On-line version ISSN 2410-7972
Print version ISSN 2411-6955

Abstract

RAMACHANDRAN, Sujata; CRUSH, Jonathan  and  TAWODZERA, Godfrey. Security Risk and Xenophobia in the Urban Informal Sector. AHMR [online]. 2017, vol.3, n.2, pp.855-878. ISSN 2410-7972.

Whenever there are violent attacks on refugee and migrant businesses in South Africa's informal sector, politicians, officials and commissions of enquiry deny that xenophobia is a driving force or indeed exists at all in the county. A new strain of nativist research in South Africa does not deny the existence of xenophobia but argues that it is an insignificant factor in the violence. It is argued that because South African and non-South African enterprises are equally at risk, the reasons for the violence are internal to the sector itself. This paper critiques this position on the basis of the results of a survey of over 2,000 enterprises in the contrasting geographical sites of Cape Town and small town Limpopo.

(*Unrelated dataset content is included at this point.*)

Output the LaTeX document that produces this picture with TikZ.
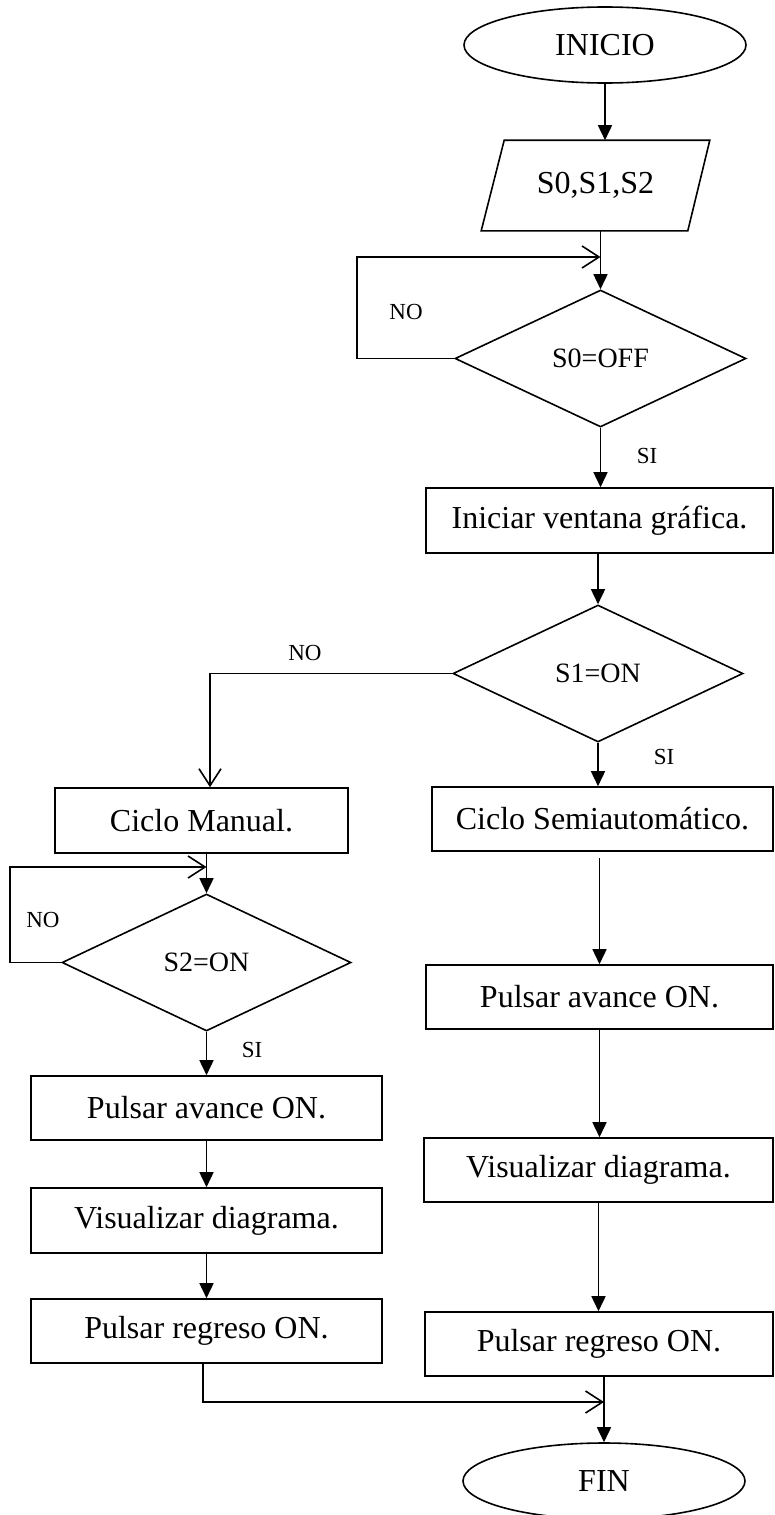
\documentclass[tikz,border=0pt]{standalone}
\usepackage{fontspec}
\setmainfont{Liberation Serif}
\usetikzlibrary{shapes.geometric,arrows.meta}

\begin{document}
\begin{tikzpicture}[x=1pt,y=-1pt,
  line width=1.6pt,
  proc/.style={draw,rectangle,inner sep=0pt,minimum height=64pt,
    font=\fontsize{32}{38}\selectfont},
  dec/.style={draw,diamond,inner sep=0pt,minimum height=137pt,
    font=\fontsize{28}{34}\selectfont},
  term/.style={draw,ellipse,inner sep=0pt,font=\fontsize{32}{38}\selectfont},
  lbl/.style={font=\fontsize{23}{28}\selectfont,inner sep=0pt},
  flow/.style={-{Triangle[length=15pt,width=14pt]}},
  back/.style={-{Straight Barb[length=17pt,width=22pt]}}]

\useasboundingbox (0,0) rectangle (774,1515);

% main column
\node[term,minimum width=282pt,minimum height=76pt] (inicio) at (605,45) {INICIO};
\node[rectangle,inner sep=0pt,minimum width=204pt,minimum height=89pt,
  font=\fontsize{32}{38}\selectfont] (data) at (595.5,185.5) {S0,S1,S2};
\draw ([xshift=11.5pt]data.north west) -- ([xshift=11.5pt]data.north east)
  -- ([xshift=-10.5pt]data.south east) -- ([xshift=-11.5pt]data.south west) -- cycle;
\node[dec,minimum width=291pt] (d0) at (600.5,358.5) {S0=OFF};
\node[proc,minimum width=347pt,minimum height=65pt] (b1) at (599.5,520.5) {Iniciar ventana gráfica.};
\node[dec,minimum width=290pt] (d1) at (598,673.5) {S1=ON};

% semiautomatic branch
\node[proc,minimum width=341pt] (b2) at (602.5,819) {Ciclo Semiautomático.};
\node[proc,minimum width=347pt] (b3) at (599.5,997) {Pulsar avance ON.};
\node[proc,minimum width=349pt] (b4) at (598.5,1170) {Visualizar diagrama.};
\node[proc,minimum width=348pt] (b5) at (599,1344) {Pulsar regreso ON.};
\node[term,minimum width=282pt,minimum height=76pt] (fin) at (604,1481) {FIN};

% manual branch
\node[proc,minimum width=293pt,minimum height=65pt] (bm) at (201.5,820.5) {Ciclo Manual.};
\node[dec,minimum width=289pt] (d2) at (206.5,962.5) {S2=ON};
\node[proc,minimum width=351pt] (bl1) at (206.5,1108) {Pulsar avance ON.};
\node[proc,minimum width=351pt,minimum height=65pt] (bl2) at (206.5,1220.5) {Visualizar diagrama.};
\node[proc,minimum width=351pt] (bl3) at (206.5,1331) {Pulsar regreso ON.};

% junction points
\coordinate (j0) at (d0.north |- 0,257);
\coordinate (j2) at (d2.north |- 0,867);
\coordinate (j3) at (fin.north |- 0,1402);

% connectors, main column
\draw[flow] (inicio.south) -- (inicio.south |- data.north);
\draw (data.south -| d0.north) -- (j0);
\draw[flow] (j0) -- (d0.north);
\draw[back] (d0.west) -- ++(-97,0) |- (j0);
\node[lbl] (no0) at (406,312) {NO};
\draw[flow] (d0.south) -- (d0.south |- b1.north);
\node[lbl] (si0) at (647,456) {SI};
\draw[flow] (b1.south -| d1.north) -- (d1.north);
\draw[flow] (d1.south) -- (d1.south |- b2.north);
\node[lbl] (si1) at (664,757) {SI};
\draw[back] (d1.west) -| ([xshift=8.5pt]bm.north);
\node[lbl] (no1) at (305,653) {NO};

% connectors, semiautomatic branch
\draw[flow,shorten <=6pt] (b2.south -| b3.north) -- (b3.north);
\draw[flow] (b3.south) -- (b3.south |- b4.north);
\draw[flow] (b4.south) -- (b4.south |- b5.north);
\draw (b5.south -| fin.north) -- (j3);
\draw[flow] (j3) -- (fin.north);

% connectors, manual branch
\draw (bm.south -| d2.north) -- (j2);
\draw[flow] (j2) -- (d2.north);
\draw[back] (d2.west) -- ++(-51,0) |- (j2);
\node[lbl] (no2) at (43,920) {NO};
\draw[flow] (d2.south) -- (d2.south |- bl1.north);
\node[lbl] (si2) at (252,1050) {SI};
\draw[flow] (bl1.south) -- (bl2.north);
\draw[flow] (bl2.south) -- (bl3.north);
\draw[back] ([xshift=-3.5pt]bl3.south) |- (j3);
\end{tikzpicture}
\end{document}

The survey results reported in this paper focus on security risks and the experience of victimisation and the experience of the two groups of enterprise operator are systematically compared. The findings show that while both cohorts experience many of the same security risks, refugee operators are significantly more exposed to most threats including verbal abuse, theft, unprovoked attacks and harassment by law enforcement agencies. Far from being irrelevant, xenophobia is an important additional risk for refugee entrepreneurs, as they themselves clearly recognise.

Keywords : Security risks; informal sector; xenophobia; refugee entrepreneurs; South African entrepreneurs.